One class we taught in the late 1990s was quite unusual. We identified four or five CCS students from the laboratory class and other classes, and we taught a special class for them. We took a new half a million-dollar instrument that I was involved in purchasing, called a mass spectrometer—and we had the students work on a project using that instrument. The students designed an attachment for that mass spectrometer, and they did the whole thing—conceived what they wanted, designed how it would be put together, got the parts, and were trained in our machine shop in order to fabricate those parts and make the attachment. The students put it all together in the period of about a quarter. So, that is an example of a unique kind of class. I taught various seminars like that—special classes that would not be part of a student’s normal class experience.
CCS: You also started the Summer Undergraduate Research Fellowship (SURF) program (renamed The Create Fund in Fall 2017) at CCS. Can you share how that program got started?

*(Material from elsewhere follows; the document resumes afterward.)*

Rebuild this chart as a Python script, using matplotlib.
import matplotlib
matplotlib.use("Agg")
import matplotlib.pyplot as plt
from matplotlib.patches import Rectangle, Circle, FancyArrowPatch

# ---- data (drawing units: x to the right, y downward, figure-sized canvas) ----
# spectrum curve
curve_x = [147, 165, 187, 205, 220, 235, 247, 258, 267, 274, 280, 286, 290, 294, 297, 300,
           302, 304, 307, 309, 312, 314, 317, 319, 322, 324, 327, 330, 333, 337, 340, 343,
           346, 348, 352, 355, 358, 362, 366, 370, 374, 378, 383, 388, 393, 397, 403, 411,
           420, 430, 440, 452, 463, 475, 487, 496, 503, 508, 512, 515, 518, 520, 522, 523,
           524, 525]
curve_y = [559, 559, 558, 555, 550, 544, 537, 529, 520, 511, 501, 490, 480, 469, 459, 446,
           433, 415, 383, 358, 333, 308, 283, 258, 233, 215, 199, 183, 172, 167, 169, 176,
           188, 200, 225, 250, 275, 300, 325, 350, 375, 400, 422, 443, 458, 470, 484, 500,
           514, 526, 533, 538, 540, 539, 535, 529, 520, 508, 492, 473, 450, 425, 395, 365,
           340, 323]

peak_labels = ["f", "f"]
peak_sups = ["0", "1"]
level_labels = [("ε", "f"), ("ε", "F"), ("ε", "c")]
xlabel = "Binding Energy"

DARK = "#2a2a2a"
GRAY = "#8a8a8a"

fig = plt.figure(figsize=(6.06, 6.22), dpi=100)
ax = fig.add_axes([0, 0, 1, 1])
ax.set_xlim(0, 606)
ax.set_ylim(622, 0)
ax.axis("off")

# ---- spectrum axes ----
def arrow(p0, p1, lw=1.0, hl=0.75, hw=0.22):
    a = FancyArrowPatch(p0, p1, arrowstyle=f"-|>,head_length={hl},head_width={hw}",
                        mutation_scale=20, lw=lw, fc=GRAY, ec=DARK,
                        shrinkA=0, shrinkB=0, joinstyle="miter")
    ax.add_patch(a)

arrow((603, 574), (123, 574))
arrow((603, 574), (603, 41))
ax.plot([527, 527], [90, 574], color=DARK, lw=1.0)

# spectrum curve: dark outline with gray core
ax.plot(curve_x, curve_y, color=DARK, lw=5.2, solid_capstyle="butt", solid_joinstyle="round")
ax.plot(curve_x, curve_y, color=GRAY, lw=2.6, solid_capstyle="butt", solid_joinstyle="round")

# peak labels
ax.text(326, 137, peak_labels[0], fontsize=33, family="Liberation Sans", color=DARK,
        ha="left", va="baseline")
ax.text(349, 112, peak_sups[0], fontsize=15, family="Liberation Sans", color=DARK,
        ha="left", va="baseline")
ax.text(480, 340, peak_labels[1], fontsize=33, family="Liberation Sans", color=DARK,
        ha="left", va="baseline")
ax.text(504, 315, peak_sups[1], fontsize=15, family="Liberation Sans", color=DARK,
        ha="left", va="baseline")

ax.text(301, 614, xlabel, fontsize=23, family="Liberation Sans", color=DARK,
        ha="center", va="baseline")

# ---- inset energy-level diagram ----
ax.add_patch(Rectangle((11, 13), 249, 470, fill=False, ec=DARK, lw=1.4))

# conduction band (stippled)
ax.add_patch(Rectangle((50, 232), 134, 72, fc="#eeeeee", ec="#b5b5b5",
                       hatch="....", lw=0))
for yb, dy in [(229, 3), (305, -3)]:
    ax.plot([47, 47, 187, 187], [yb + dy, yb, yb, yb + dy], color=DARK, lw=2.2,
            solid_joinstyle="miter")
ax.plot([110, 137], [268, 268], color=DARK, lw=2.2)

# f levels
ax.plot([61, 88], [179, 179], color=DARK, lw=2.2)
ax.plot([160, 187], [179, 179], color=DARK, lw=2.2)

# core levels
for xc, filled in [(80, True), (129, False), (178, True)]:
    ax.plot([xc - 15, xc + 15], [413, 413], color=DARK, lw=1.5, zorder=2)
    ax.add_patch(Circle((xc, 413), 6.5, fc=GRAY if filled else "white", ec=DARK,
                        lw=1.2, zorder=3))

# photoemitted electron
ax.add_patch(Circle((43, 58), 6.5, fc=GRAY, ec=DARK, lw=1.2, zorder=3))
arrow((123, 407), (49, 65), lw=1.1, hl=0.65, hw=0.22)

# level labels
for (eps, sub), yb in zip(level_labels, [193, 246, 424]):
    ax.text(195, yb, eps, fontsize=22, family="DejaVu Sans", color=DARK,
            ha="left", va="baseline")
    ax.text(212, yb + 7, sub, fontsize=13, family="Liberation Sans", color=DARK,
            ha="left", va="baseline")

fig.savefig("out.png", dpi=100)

DA: Back in the mid-1980s we started the SURF program that grew out of something that I had been doing in Chemistry from the time I first arrived at UCSB. There was a National Science Foundation (NSF) program that sponsored undergraduate research projects during the summer. Those undergraduate research fellowships through NSF continued up to about 1980, when that grant program at NSF was temporarily discontinued. When Max Weiss took over as CCS Provost in 1984, I became Associate Provost of the College and I noticed that CCS, if we used our money carefully, would have the capacity to partially fund a program for math and sciences that would pick up where that NSF program left off.
So, I started that within CCS, and over the years the program got bigger and bigger. The program attracted funding from donors, and now it is entirely donor-supported. From the beginning, we had partial buy- in from the faculty researchers and they helped to sponsor and fund the program themselves by using some of their research grant funds to supplement the CCS SURF fellowships. So, I’m really pleased with how SURF worked out, and it has become a real focal point for the careers of a lot of students.

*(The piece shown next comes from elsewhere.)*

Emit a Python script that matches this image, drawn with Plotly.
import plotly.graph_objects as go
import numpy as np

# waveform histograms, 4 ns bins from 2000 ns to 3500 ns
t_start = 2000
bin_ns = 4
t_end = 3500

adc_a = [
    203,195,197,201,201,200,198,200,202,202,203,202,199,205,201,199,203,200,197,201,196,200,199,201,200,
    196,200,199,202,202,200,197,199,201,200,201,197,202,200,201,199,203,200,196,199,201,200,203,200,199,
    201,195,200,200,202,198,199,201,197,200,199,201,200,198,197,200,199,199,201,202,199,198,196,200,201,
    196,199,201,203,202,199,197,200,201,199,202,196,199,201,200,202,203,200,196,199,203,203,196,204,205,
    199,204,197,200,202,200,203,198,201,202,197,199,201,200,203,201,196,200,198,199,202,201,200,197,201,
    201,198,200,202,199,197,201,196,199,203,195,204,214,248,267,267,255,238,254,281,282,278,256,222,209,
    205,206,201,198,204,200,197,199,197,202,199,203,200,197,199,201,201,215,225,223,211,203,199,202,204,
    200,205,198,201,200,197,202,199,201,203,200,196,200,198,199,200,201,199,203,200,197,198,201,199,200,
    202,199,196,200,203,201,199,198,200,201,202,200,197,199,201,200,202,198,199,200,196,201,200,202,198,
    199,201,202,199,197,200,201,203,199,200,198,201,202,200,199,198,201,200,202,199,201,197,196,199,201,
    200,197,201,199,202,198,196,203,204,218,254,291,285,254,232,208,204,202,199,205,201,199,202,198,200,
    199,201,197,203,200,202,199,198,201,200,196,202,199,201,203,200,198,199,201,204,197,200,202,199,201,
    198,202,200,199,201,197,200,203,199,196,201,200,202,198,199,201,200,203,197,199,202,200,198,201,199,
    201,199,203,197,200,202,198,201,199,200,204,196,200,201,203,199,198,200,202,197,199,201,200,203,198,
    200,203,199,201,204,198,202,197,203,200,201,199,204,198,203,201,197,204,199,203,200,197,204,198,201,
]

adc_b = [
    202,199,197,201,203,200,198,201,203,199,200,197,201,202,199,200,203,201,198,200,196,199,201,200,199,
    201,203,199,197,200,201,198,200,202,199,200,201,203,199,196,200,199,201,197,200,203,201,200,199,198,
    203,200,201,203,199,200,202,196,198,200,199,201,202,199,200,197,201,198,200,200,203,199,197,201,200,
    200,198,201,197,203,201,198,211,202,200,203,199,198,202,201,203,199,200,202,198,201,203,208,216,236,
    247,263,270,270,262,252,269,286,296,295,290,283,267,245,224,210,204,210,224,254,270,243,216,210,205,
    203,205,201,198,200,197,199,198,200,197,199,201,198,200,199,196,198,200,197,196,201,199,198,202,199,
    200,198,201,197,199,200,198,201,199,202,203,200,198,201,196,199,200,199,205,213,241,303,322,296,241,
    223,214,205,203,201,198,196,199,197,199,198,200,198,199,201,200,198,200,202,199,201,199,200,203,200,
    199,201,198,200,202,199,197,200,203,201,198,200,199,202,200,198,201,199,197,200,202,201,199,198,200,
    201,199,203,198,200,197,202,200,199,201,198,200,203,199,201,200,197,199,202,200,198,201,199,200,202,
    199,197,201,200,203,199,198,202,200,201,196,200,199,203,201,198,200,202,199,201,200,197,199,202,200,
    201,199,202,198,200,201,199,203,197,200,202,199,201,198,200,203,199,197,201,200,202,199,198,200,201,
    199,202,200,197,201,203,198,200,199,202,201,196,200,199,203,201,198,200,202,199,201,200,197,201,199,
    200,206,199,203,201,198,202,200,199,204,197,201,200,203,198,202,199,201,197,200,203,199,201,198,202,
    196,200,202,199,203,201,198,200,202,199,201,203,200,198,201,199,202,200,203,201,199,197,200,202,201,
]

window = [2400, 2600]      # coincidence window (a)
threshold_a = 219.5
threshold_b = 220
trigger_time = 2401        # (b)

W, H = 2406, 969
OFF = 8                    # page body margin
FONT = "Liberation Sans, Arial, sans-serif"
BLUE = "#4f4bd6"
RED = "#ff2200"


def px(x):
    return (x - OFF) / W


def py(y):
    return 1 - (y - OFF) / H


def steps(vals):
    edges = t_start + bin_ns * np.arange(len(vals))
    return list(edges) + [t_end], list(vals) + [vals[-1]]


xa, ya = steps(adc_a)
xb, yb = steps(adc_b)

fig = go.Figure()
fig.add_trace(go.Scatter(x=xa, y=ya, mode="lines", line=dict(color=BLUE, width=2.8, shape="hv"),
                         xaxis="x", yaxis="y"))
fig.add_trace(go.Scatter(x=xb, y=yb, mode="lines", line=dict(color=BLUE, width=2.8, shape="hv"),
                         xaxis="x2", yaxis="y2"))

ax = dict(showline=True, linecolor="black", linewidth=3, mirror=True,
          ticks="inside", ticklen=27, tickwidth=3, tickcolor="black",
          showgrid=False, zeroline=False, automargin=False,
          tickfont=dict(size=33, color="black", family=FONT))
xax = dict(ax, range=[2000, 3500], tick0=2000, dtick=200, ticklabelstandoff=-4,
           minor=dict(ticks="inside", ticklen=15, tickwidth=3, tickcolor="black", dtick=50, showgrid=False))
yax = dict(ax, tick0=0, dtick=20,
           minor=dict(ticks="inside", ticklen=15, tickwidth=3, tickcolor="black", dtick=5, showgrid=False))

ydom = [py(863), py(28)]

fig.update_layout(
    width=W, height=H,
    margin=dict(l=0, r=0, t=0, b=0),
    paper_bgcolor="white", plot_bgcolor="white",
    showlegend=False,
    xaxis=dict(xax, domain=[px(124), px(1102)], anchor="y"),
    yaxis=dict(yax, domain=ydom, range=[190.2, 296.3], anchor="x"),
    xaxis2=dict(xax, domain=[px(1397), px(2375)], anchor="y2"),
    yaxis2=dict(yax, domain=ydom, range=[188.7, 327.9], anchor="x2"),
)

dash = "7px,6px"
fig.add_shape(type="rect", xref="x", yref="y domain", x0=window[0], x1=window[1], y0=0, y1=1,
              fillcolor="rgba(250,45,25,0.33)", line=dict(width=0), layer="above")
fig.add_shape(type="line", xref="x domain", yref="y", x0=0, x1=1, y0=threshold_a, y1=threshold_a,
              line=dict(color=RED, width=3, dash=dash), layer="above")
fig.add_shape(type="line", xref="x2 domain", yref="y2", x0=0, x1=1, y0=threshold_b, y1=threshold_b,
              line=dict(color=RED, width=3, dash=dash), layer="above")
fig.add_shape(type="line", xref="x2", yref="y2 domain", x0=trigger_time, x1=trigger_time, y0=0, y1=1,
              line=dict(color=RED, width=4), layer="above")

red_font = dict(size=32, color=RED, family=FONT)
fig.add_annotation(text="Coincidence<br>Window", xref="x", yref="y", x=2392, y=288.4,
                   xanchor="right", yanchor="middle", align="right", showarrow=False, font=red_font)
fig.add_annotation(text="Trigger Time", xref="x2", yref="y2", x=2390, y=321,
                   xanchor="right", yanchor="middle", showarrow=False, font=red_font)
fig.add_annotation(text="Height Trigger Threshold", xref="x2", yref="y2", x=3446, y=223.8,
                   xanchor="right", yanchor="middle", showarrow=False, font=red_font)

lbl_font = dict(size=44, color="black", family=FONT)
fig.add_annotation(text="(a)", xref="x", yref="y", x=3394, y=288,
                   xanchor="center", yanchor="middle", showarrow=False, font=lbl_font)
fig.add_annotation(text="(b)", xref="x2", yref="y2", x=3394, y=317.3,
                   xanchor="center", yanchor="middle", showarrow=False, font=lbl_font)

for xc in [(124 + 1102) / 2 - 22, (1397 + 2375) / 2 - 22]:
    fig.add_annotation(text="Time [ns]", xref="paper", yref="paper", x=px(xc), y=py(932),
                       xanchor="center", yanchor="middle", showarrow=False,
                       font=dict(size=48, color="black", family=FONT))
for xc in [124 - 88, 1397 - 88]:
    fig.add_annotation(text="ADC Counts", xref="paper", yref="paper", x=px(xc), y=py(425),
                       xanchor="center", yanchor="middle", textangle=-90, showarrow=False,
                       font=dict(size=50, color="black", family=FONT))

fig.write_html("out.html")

SURF was created based on an apprenticeship-style training program, that’s well known to work. If we look at the apprenticeship model in its current state, it is really efficient and doesn't take that much money to have a really large impact on a lot of people. And money wise, this type of program leverages the interest of research groups in pursuing their own research so they’re really happy to have well-prepared undergraduates come in as apprentices.
The research groups are willing to even put in some of their own money. All the supplies, the equipment, and the graduate student and faculty supervision are all provided by the directors of the research project. A big part of the investment in the program comes from the people participating, including the faculty, graduate students, and the CCS students who are spending their summers in the lab. They probably don’t make as much money as they might make in a regular summer job, but it really pays off.

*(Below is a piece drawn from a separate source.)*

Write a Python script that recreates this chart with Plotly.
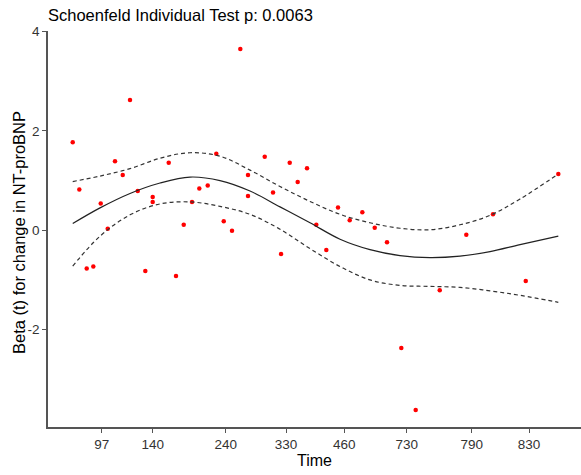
import plotly.graph_objects as go

# Transformed (km) time of each residual and the scaled Schoenfeld residual
res_t = [0.0, 0.0136, 0.0288, 0.0424, 0.0577, 0.0721, 0.0871, 0.1030, 0.1180, 0.1339,
         0.1495, 0.1647, 0.1647, 0.1977, 0.2127, 0.2286, 0.2457, 0.2607, 0.2780, 0.2957,
         0.3110, 0.3280, 0.3451, 0.3610, 0.3610, 0.3954, 0.4125, 0.4290, 0.4469, 0.4633,
         0.4825, 0.5016, 0.5222, 0.5463, 0.5704, 0.5964, 0.6219, 0.6472, 0.6767, 0.7063,
         0.7558, 0.8105, 0.8655, 0.9329, 1.0]
res_beta = [1.77, 0.82, -0.77, -0.73, 0.54, 0.03, 1.39, 1.11, 2.62, 0.79,
            -0.82, 0.67, 0.57, 1.36, -0.92, 0.11, 0.57, 0.84, 0.90, 1.54,
            0.18, -0.01, 3.65, 1.11, 0.69, 1.48, 0.76, -0.48, 1.36, 0.97,
            1.25, 0.11, -0.40, 0.46, 0.20, 0.36, 0.05, -0.24, -2.37, -3.62,
            -1.21, -0.09, 0.32, -1.02, 1.13]

# Smoothed fit and confidence band
fit_t = [0.0, 0.0562, 0.1180, 0.1798, 0.2416, 0.3033, 0.3651, 0.4269, 0.4887,
         0.5505, 0.6122, 0.6740, 0.7358, 0.7976, 0.8594, 0.9212, 1.0]
fit_mid = [0.135, 0.45, 0.74, 0.95, 1.07, 1.00, 0.79, 0.47, 0.15,
           -0.18, -0.39, -0.51, -0.55, -0.52, -0.43, -0.29, -0.12]
fit_upper = [0.98, 1.09, 1.24, 1.45, 1.56, 1.49, 1.21, 0.88, 0.58,
             0.32, 0.15, 0.04, 0.01, 0.11, 0.30, 0.63, 1.13]
fit_lower = [-0.72, -0.12, 0.31, 0.53, 0.57, 0.48, 0.32, 0.02, -0.37,
             -0.73, -1.00, -1.11, -1.13, -1.15, -1.22, -1.31, -1.45]

# Time axis ticks (position on transformed scale, original time label)
tick_pos = [0.0597, 0.1647, 0.3151, 0.4393, 0.5593, 0.6878, 0.8217, 0.9397]
tick_lab = ["97", "140", "240", "330", "460", "730", "790", "830"]
y_ticks = [-2, 0, 2, 4]
y_labels = ["-2", "0", "2", "4"]

FONT = "Liberation Sans, Arial"

fig = go.Figure()
fig.add_trace(go.Scatter(x=res_t, y=res_beta, mode="markers",
                         marker=dict(color="red", size=4.5), showlegend=False))
fig.add_trace(go.Scatter(x=fit_t, y=fit_mid, mode="lines", line_shape="spline",
                         line=dict(color="#222222", width=1.2), showlegend=False))
for band in (fit_upper, fit_lower):
    fig.add_trace(go.Scatter(x=fit_t, y=band, mode="lines", line_shape="spline",
                             line=dict(color="#333333", width=1.2, dash="4px,3px"),
                             showlegend=False))

axis_common = dict(showline=True, linecolor="#555555", linewidth=1.5,
                   ticks="outside", ticklen=4, tickcolor="#555555", tickwidth=1,
                   showgrid=False, zeroline=False,
                   tickfont=dict(family=FONT, size=13.5, color="#333333"),
                   mirror=False)

fig.update_layout(
    width=581, height=475,
    margin=dict(l=48, r=0, t=31, b=48),
    paper_bgcolor="white", plot_bgcolor="white",
    title=dict(text="Schoenfeld Individual Test p: 0.0063",
               font=dict(family=FONT, size=16.5, color="black"),
               x=0.0, xref="paper", xanchor="left",
               y=1 - 15 / 475, yref="container", yanchor="middle"),
    xaxis=dict(range=[-0.0509, 1.0467], tickvals=tick_pos, ticktext=tick_lab,
               title=dict(text="Time", font=dict(family=FONT, size=16, color="black"),
                          standoff=4),
               **axis_common),
    yaxis=dict(range=[-3.96, 4.01], tickvals=y_ticks, ticktext=y_labels,
               **axis_common),
    annotations=[dict(text="Beta (t) for change in NT-proBNP",
                      font=dict(family=FONT, size=16.5, color="black"),
                      textangle=-90, showarrow=False,
                      xref="paper", yref="paper",
                      x=(19 - 48) / 533, y=1 - (233 - 31) / 396,
                      xanchor="center", yanchor="middle")],
)

fig.write_html("out.html")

So, SURF is something I’m really pleased with how it worked out, and it has become a real focal point for the careers of a lot of students.
CCS: Prof. Aue, you continue as a member of the SURF Committee. Can you share the role of the SURF Committee and how it has evolved over the years?
DA: The process hasn’t much changed over the years. The students fill out a short application form, and we review what the students submit with their application, including their transcripts, research description, and academic background. And then our objective is to try and fund everybody who is qualified. Our objective is not to rank the proposals and then say, “you know you didn’t make the cut.” We try to fund as many students as we can. On the whole, we’ve pretty much succeeded in funding qualified applicants. The number of applications has gone up over the years, but the process has always been the same.
CCS: You have been part of SURF for over 30 years. What keeps you so engaged?
DA: Well, it is the kind of program that helped me get started in Chemistry. I started doing summer work in a research laboratory in high school, and I continued all through my undergraduate studies. I worked with famous chemists, so I feel a big debt to those people and to the spirit of what they were doing. I just feel like I owe a lot to that concept and I like to, as long as I can make a contribution, help contribute to keep it going.
CCS: How would you describe the College in your own words?
DA: I have what might be an unusual point of view on what CCS is about. Maybe different from a lot of other people. All the things that the College does, you can do anywhere—all it takes is to have the right people who are devoted to it. But you don’t have to have a College of Creative Studies. What I think makes CCS successful is the fact that it’s a College of its own as opposed to the way such things are handled at most universities. Almost every college has some version of an honors program; I still don’t know of any other institution that has a program that is equivalent to CCS.
A problem, however, with honors programs that are part of regular colleges and departments is that they have to compete with graduate research programs for campus funding and are generally going to come out with a lower priority. When you have a college like CCS, which has no graduate students, there’s no sponsoring of research itself. The emphasis is entirely on doing things that help undergraduates in their careers, and the College’s budget can’t be pulled to support other things. I think that is the unique thing about CCS, as opposed to any other administrative structure that keeps it alive and healthy. Then, it builds on that enthusiasm that it gets from the faculty and students, and also from the staff--that is contagious. And I think all the staff that I’ve seen work here are really interested and dedicated to the idea of the College, and so you get everybody pretty much on the same page.
CCS: When you are not doing chemistry, what else interests you?
DA: I play a lot of tennis and help organize a local senoirs tennis league. I like all sorts of sports and outdoor recreation and involving grandchildren - skiing, whitewater kayaking, diving, rock climbing, lots of things, plus chemistry. In recent years, I've started raising bees, whichhas been a family tradition that goes back to my father and his father.
CCS: Do you get to harvest the honey?
DA: Well, we've taken a little honey, but most of it has been needed for the bees to survive the winter so far. Bees have been in decline, especially locally since recent fires, so harvesting honey has not been the main point.